* **PROVIDED MATERIAL**:
____
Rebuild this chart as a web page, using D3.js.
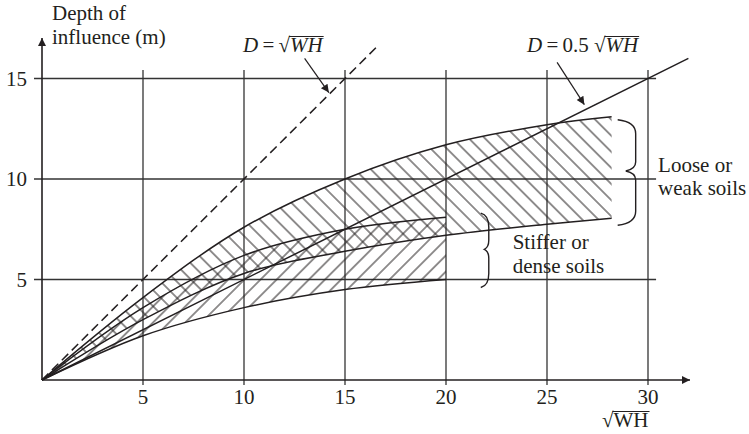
<!DOCTYPE html>
<html>
<head>
<meta charset="utf-8">
<script src="https://cdn.jsdelivr.net/npm/d3@7"></script>
<style>
  html, body { margin: 0; padding: 0; background: #fff; }
  svg { display: block; }
  text { font-family: "Liberation Serif", "Times New Roman", serif; fill: #231f20; }
</style>
</head>
<body>
<svg id="chart" width="749" height="434"></svg>
<script>
// Axis ticks
const xTicks = [5, 10, 15, 20, 25, 30];
const yTicks = [5, 10, 15];

// Loose or weak soils band (√WH, lower and upper depth of influence, m)
const looseX  = [0, 5, 10, 15, 20, 25, 28.2];
const looseHi = [0, 4.1, 7.6, 10.0, 11.7, 12.7, 13.1];
const looseLo = [0, 3.0, 5.3, 6.4, 7.2, 7.75, 8.05];

// Stiffer or dense soils band
const stiffX  = [0, 5, 10, 15, 20];
const stiffHi = [0, 3.6, 6.2, 7.5, 8.1];
const stiffLo = [0, 2.2, 3.6, 4.5, 5.0];

// Reference lines D = √WH and D = 0.5√WH
const sqrtLineX = [0, 16.6];
const halfLineX = [0, 32];

// Annotations: brace spans (depth range) and their label anchors
const looseBrace = { x: 28.9, top: 12.95, bottom: 7.7, mid: 10.4 };
const stiffBrace = { x: 21.9, top: 8.3, bottom: 4.6, mid: 6.5 };

const svg = d3.select("#chart");
const ink = "#231f20";

const x = d3.scaleLinear().domain([0, 30]).range([42, 648]);
const y = d3.scaleLinear().domain([0, 15]).range([380, 78.5]);

// ---------- defs: hatching and arrowheads ----------
const defs = svg.append("defs");
function hatch(id, angle) {
  const s = 11.4;
  const p = defs.append("pattern")
    .attr("id", id)
    .attr("patternUnits", "userSpaceOnUse")
    .attr("width", s).attr("height", s)
    .attr("patternTransform", `rotate(${angle})`);
  p.append("line")
    .attr("x1", s / 2).attr("x2", s / 2)
    .attr("y1", -1).attr("y2", s + 1)
    .attr("stroke", ink).attr("stroke-width", 1);
}
hatch("hatchBack", -45);
hatch("hatchFwd", 45);

defs.append("marker")
  .attr("id", "arrow")
  .attr("viewBox", "0 0 10 10")
  .attr("refX", 10).attr("refY", 5)
  .attr("markerWidth", 10).attr("markerHeight", 8)
  .attr("markerUnits", "userSpaceOnUse")
  .attr("orient", "auto")
  .append("path").attr("d", "M0,0 L10,5 L0,10 Z").attr("fill", ink);

// ---------- grid ----------
const grid = svg.append("g").attr("stroke", "#333").attr("stroke-width", 1.3);
grid.selectAll(".hg").data(yTicks).join("line")
  .attr("x1", x(0) - 8).attr("x2", x(30.4))
  .attr("y1", d => y(d)).attr("y2", d => y(d));
grid.selectAll(".vg").data(xTicks).join("line")
  .attr("x1", d => x(d)).attr("x2", d => x(d))
  .attr("y1", y(0) + 5).attr("y2", y(15.42));

// ---------- hatched bands ----------
const curve = d3.curveCatmullRom.alpha(0.5);
function band(xs, lo, hi) {
  return d3.area().curve(curve)
    .x((d, i) => x(xs[i]))
    .y0((d, i) => y(lo[i]))
    .y1((d, i) => y(hi[i]))(xs);
}
svg.append("path").attr("d", band(looseX, looseLo, looseHi)).attr("fill", "url(#hatchBack)");
svg.append("path").attr("d", band(stiffX, stiffLo, stiffHi)).attr("fill", "url(#hatchFwd)");

// ---------- band boundary curves ----------
function curvePath(xs, ys) {
  return d3.line().curve(curve).x((d, i) => x(xs[i])).y((d, i) => y(ys[i]))(xs);
}
const curves = svg.append("g").attr("fill", "none").attr("stroke", ink).attr("stroke-width", 1.5);
[[looseX, looseHi], [looseX, looseLo], [stiffX, stiffHi], [stiffX, stiffLo]].forEach(([xs, ys]) => {
  curves.append("path").attr("d", curvePath(xs, ys));
});

// D = 0.5 √WH
curves.append("path").attr("d", d3.line().x(d => x(d)).y(d => y(0.5 * d))(halfLineX));
// D = √WH (dashed)
curves.append("path").attr("d", d3.line().x(d => x(d)).y(d => y(d))(sqrtLineX))
  .attr("stroke-dasharray", "9,5");

// ---------- axes ----------
const axes = svg.append("g").attr("stroke", ink).attr("stroke-width", 1.6);
axes.append("line").attr("x1", x(0)).attr("y1", y(0)).attr("x2", x(0)).attr("y2", 38)
  .attr("marker-end", "url(#arrow)");
axes.append("line").attr("x1", x(0)).attr("y1", y(0)).attr("x2", 690).attr("y2", y(0))
  .attr("marker-end", "url(#arrow)");

svg.append("g").selectAll("text").data(xTicks).join("text")
  .attr("x", d => x(d)).attr("y", y(0) + 24)
  .attr("text-anchor", "middle").attr("font-size", 21)
  .text(d => d);
svg.append("g").selectAll("text").data(yTicks).join("text")
  .attr("x", 27).attr("y", d => y(d) + 7)
  .attr("text-anchor", "end").attr("font-size", 21)
  .text(d => d);

// axis titles
const yTitle = svg.append("text").attr("font-size", 21);
yTitle.append("tspan").attr("x", 52).attr("y", 20).text("Depth of");
yTitle.append("tspan").attr("x", 52).attr("y", 43.5).text("influence (m)");

// radical helper: draws pieces in sequence and an overline over the radicand
function radical(x0, baseline, pieces, size) {
  const g = svg.append("g");
  let cx = x0, over = null;
  pieces.forEach(p => {
    const t = g.append("text").attr("x", cx).attr("y", baseline)
      .attr("font-size", size)
      .attr("font-style", p.italic ? "italic" : "normal")
      .text(p.text);
    const w = t.node().getComputedTextLength();
    if (p.radicand) over = [cx, cx + w];
    cx += w;
  });
  if (over) {
    g.append("line").attr("x1", over[0] - 1).attr("x2", over[1] + 1)
      .attr("y1", baseline - size * 0.74).attr("y2", baseline - size * 0.74)
      .attr("stroke", ink).attr("stroke-width", 1.1);
  }
  return cx;
}

const thin = "\u2009";
radical(602, 427, [{ text: "√" }, { text: "WH", radicand: true }], 21);
radical(243, 52, [{ text: "D", italic: true }, { text: thin + "=" + thin }, { text: "√" }, { text: "WH", italic: true, radicand: true }], 21);
radical(527, 52, [{ text: "D", italic: true }, { text: thin + "=" + thin + "0.5\u00A0" }, { text: "√" }, { text: "WH", italic: true, radicand: true }], 21);

// pointer arrows from the line labels
const arrows = svg.append("g").attr("stroke", ink).attr("stroke-width", 1.2);
arrows.append("line").attr("x1", x(13.0)).attr("y1", y(16.0)).attr("x2", x(14.2)).attr("y2", y(14.3))
  .attr("marker-end", "url(#arrow)");
arrows.append("line").attr("x1", x(25.5)).attr("y1", y(15.8)).attr("x2", x(26.85)).attr("y2", y(13.7))
  .attr("marker-end", "url(#arrow)");

// ---------- braces ----------
function brace(b, w) {
  const x0 = x(b.x) - w * 0.45, xb = x0 + w, t = y(b.top), bt = y(b.bottom), m = y(b.mid);
  const p = d3.path();
  p.moveTo(x0, t);
  p.quadraticCurveTo(xb, t + 2, xb, t + 14);
  p.lineTo(xb, m - 9);
  p.quadraticCurveTo(xb, m - 2, x0 + w * 0.45, m);
  p.quadraticCurveTo(xb, m + 2, xb, m + 9);
  p.lineTo(xb, bt - 14);
  p.quadraticCurveTo(xb, bt - 2, x0, bt);
  svg.append("path").attr("d", p.toString()).attr("fill", "none")
    .attr("stroke", ink).attr("stroke-width", 1.4);
}
brace(looseBrace, 18);
brace(stiffBrace, 8);

const lab = svg.append("g").attr("font-size", 21);
const l1 = lab.append("text");
l1.append("tspan").attr("x", x(30.5)).attr("y", y(10) - 7).text("Loose or");
l1.append("tspan").attr("x", x(30.5)).attr("y", y(10) + 16).text("weak soils");
const l2 = lab.append("text");
l2.append("tspan").attr("x", x(23.3)).attr("y", y(stiffBrace.mid)).text("Stiffer or");
l2.append("tspan").attr("x", x(23.3)).attr("y", y(stiffBrace.mid) + 24).text("dense soils");
</script>
</body>
</html>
____
* **GIVEN TASK**: Omitting all pictures, restate exactly the lines of the material from its start through the line that contains "const halfLineX = [0, 32];".

* **REPLY TO THE EXERCISE**:
Rebuild this chart as a web page, using D3.js.
<!DOCTYPE html>
<html>
<head>
<meta charset="utf-8">
<script src="https://cdn.jsdelivr.net/npm/d3@7"></script>
<style>
  html, body { margin: 0; padding: 0; background: #fff; }
  svg { display: block; }
  text { font-family: "Liberation Serif", "Times New Roman", serif; fill: #231f20; }
</style>
</head>
<body>
<svg id="chart" width="749" height="434"></svg>
<script>
// Axis ticks
const xTicks = [5, 10, 15, 20, 25, 30];
const yTicks = [5, 10, 15];

// Loose or weak soils band (√WH, lower and upper depth of influence, m)
const looseX  = [0, 5, 10, 15, 20, 25, 28.2];
const looseHi = [0, 4.1, 7.6, 10.0, 11.7, 12.7, 13.1];
const looseLo = [0, 3.0, 5.3, 6.4, 7.2, 7.75, 8.05];

// Stiffer or dense soils band
const stiffX  = [0, 5, 10, 15, 20];
const stiffHi = [0, 3.6, 6.2, 7.5, 8.1];
const stiffLo = [0, 2.2, 3.6, 4.5, 5.0];

// Reference lines D = √WH and D = 0.5√WH
const sqrtLineX = [0, 16.6];
const halfLineX = [0, 32];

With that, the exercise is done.